I tried using a for loop such as:
for col in df1.columns:
and replacing 'A1', for example with col in the code, but this does not seem to be working.
Is there any way I can do this more efficiently?
Thank you!
One liner (or three)
time = df[['Time']]
pd.DataFrame(np.linalg.pinv(time.T.dot(time)).dot(time.T).dot(df.fillna(0)),
['Slope'], df.columns)
Broken down with a bit of explanation
Using the closed form of OLS
In this case X is time where we define time as df[['Time']]. I used the double brackets to preserve the dataframe and its two dimensions. If I'd done single brackets, I'd have gotten a series and its one dimension. Then the dot products aren't as pretty.
is np.linalg.pinv(time.T.dot(time)).dot(time.T)
Y is df.fillna(0). Yes, we could have done one column at a time, but why when we could do it altogether. You have to deal with the NaNs. How would you imagine dealing with them? Only doing it over the time you had data? That is equivalent to placing zeroes in the NaN spots. So, I did.
Finally, I use pd.DataFrame(stuff, ['Slope'], df.columns) to contain all slopes in one place with the original labels.
Note that I calculated the slope of the regression for Time against itself. Why not? It was there. Its value is 1.0. Great! I probably did it right!
Looping is a decent strategy for a modest number (say, fewer than thousands) of columns.

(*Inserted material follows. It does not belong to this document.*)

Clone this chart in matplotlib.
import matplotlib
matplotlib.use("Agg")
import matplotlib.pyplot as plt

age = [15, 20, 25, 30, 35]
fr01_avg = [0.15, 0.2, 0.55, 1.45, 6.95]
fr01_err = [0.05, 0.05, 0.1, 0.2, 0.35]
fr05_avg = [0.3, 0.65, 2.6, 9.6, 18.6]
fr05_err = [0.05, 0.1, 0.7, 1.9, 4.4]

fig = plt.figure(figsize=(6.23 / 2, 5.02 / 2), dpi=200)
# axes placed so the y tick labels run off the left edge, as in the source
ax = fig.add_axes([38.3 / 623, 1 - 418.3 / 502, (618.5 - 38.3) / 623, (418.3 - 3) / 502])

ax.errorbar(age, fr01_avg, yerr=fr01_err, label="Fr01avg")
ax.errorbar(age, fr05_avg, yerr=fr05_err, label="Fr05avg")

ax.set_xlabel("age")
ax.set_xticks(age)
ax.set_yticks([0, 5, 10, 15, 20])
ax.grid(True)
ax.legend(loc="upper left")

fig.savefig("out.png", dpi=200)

Without seeing your implementation, I can't say what's wrong, but here's my version, which works:
slopes = []
for c in cols:
if c=="Time": break
mask = ~np.isnan(df1[c])
x = np.atleast_2d(df1.Time[mask].values).T
y = np.atleast_2d(df1[c][mask].values).T
reg = LinearRegression().fit(x, y)
slopes.append(reg.coef_[0])
I've simplified your code a bit to avoid creating so many temporary DataFrame objects, but it should work fine your way too.